_Directions for this task_
From the top of the entries, reproduce each line exactly, stopping after the line that contains "import plotly.graph_objects as go". Omit pictures.
** START OF Data for this exercise **
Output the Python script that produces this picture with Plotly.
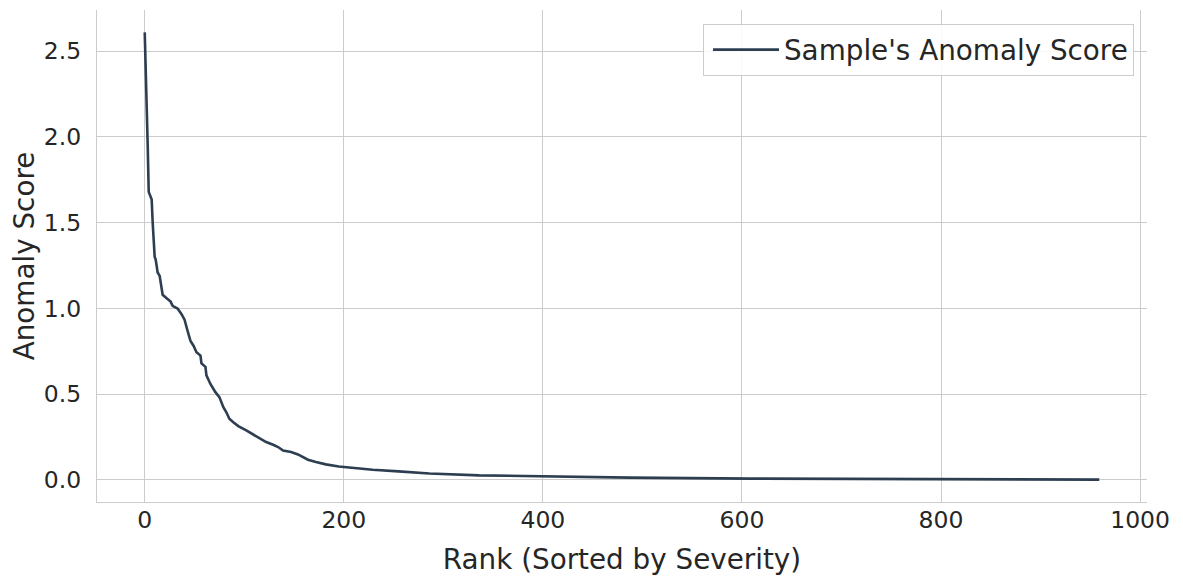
import plotly.graph_objects as go

# Ranks (sorted by severity) and anomaly scores
ranks = [0, 1, 2, 3, 4, 5, 7, 8, 9, 10, 11, 13, 15, 18, 22, 26, 28, 33, 37, 40,
         43, 46, 49, 52, 56, 57, 61, 62, 66, 71, 75, 79, 82, 85, 89, 94, 102, 109,
         116, 122, 129, 134, 139, 147, 154, 159, 164, 172, 182, 195, 209, 229,
         255, 286, 336, 400, 487, 608, 700, 800, 900, 959]
scores = [2.61, 2.42, 2.22, 1.95, 1.68, 1.66, 1.635, 1.50, 1.37, 1.30, 1.285,
          1.21, 1.19, 1.08, 1.06, 1.04, 1.015, 1.00, 0.967, 0.935, 0.87, 0.81,
          0.783, 0.745, 0.725, 0.68, 0.66, 0.61, 0.56, 0.512, 0.483, 0.424, 0.395,
          0.357, 0.337, 0.314, 0.289, 0.264, 0.240, 0.221, 0.205, 0.192, 0.172,
          0.163, 0.149, 0.134, 0.118, 0.105, 0.091, 0.079, 0.070, 0.060, 0.050,
          0.038, 0.027, 0.020, 0.014, 0.008, 0.006, 0.004, 0.003, 0.002]
series_name = "Sample's Anomaly Score"
x_ticks = [0, 200, 400, 600, 800, 1000]
y_ticks = [0.0, 0.5, 1.0, 1.5, 2.0, 2.5]
y_tick_labels = ["0.0", "0.5", "1.0", "1.5", "2.0", "2.5"]

FONT = "DejaVu Sans"
TXT = "#262626"
GRID = "#cccccc"

xmin, xmax = min(ranks), max(ranks)
ymin, ymax = min(scores), max(scores)
xpad = 0.05 * (xmax - xmin)
ypad = 0.05 * (ymax - ymin)

fig = go.Figure()
fig.add_trace(go.Scatter(
    x=ranks, y=scores, mode="lines", name=series_name,
    line=dict(color="#2c3e50", width=2.6),
))

# page body has an 8px margin, so the figure is sized/margined to compensate
fig.update_layout(
    width=1175, height=576,
    margin=dict(l=89, r=36, t=2, b=82),
    paper_bgcolor="white", plot_bgcolor="white",
    font=dict(family=FONT, color=TXT, size=23.5),
    showlegend=True,
    legend=dict(
        x=0.9876, y=0.9715, xanchor="right", yanchor="top",
        bgcolor="rgba(255,255,255,0.85)", bordercolor=GRID, borderwidth=1,
        font=dict(family=FONT, size=27.8, color=TXT),
        itemwidth=66, indentation=4,
    ),
    xaxis=dict(
        range=[xmin - xpad, xmax + xpad],
        tickvals=x_ticks, ticktext=[str(v) for v in x_ticks],
        showgrid=True, gridcolor=GRID, gridwidth=1.2,
        zeroline=False,
        showline=True, linecolor=GRID, linewidth=1.4, mirror=False,
        ticks="", ticklabelstandoff=-3,
        tickfont=dict(family=FONT, size=23.5, color=TXT),
        title=dict(text="Rank (Sorted by Severity)",
                   font=dict(family=FONT, size=27.8, color=TXT), standoff=16),
        automargin=False,
    ),
    yaxis=dict(
        range=[ymin - ypad, ymax + ypad],
        tickvals=y_ticks, ticktext=y_tick_labels,
        showgrid=True, gridcolor=GRID, gridwidth=1.2,
        zeroline=False,
        showline=True, linecolor=GRID, linewidth=1.4, mirror=False,
        ticks="", ticklabelstandoff=10,
        tickfont=dict(family=FONT, size=23.5, color=TXT),
        title=dict(text="Anomaly Score",
                   font=dict(family=FONT, size=27.8, color=TXT), standoff=2),
        automargin=False,
    ),
)

fig.write_html("out.html")
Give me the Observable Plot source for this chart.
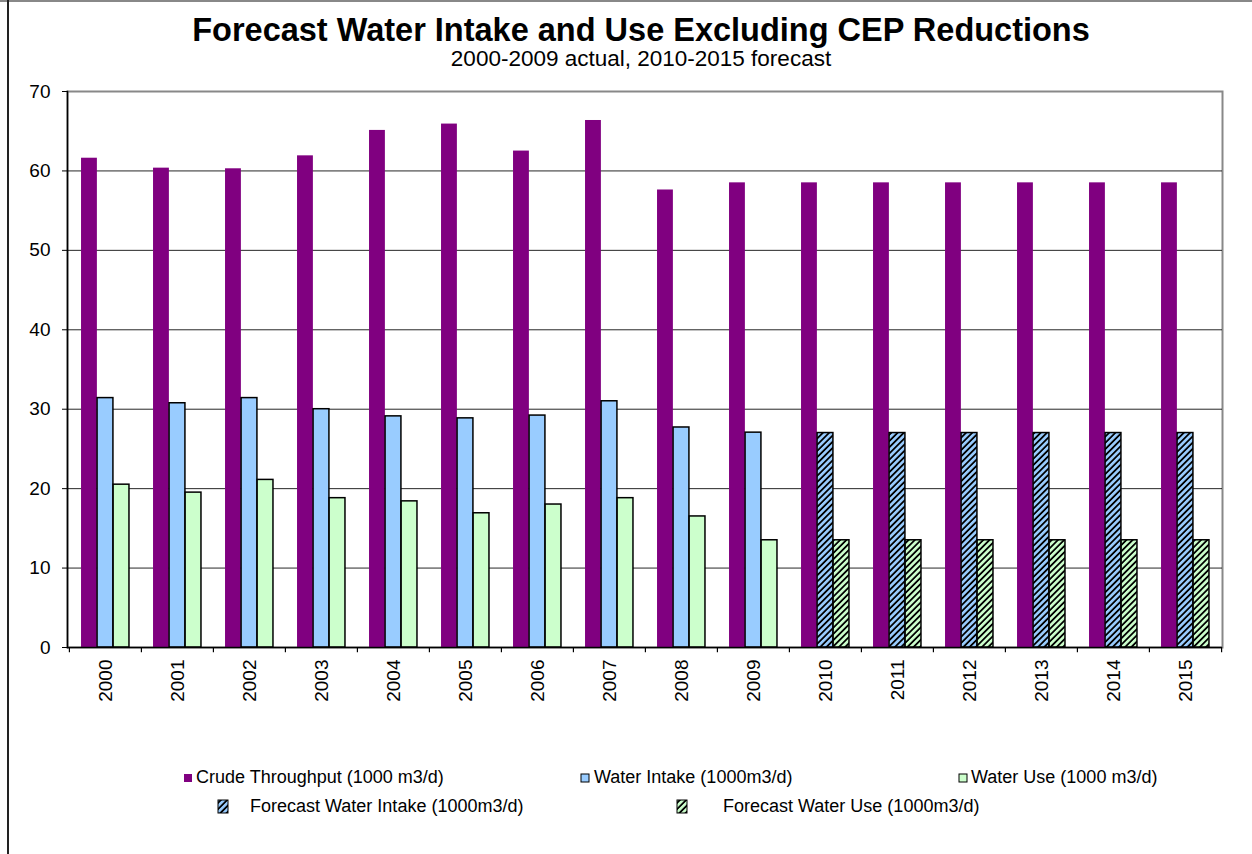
** END OF Data for this exercise **
_Exercise answer_
Output the Python script that produces this picture with Plotly.
import plotly.graph_objects as go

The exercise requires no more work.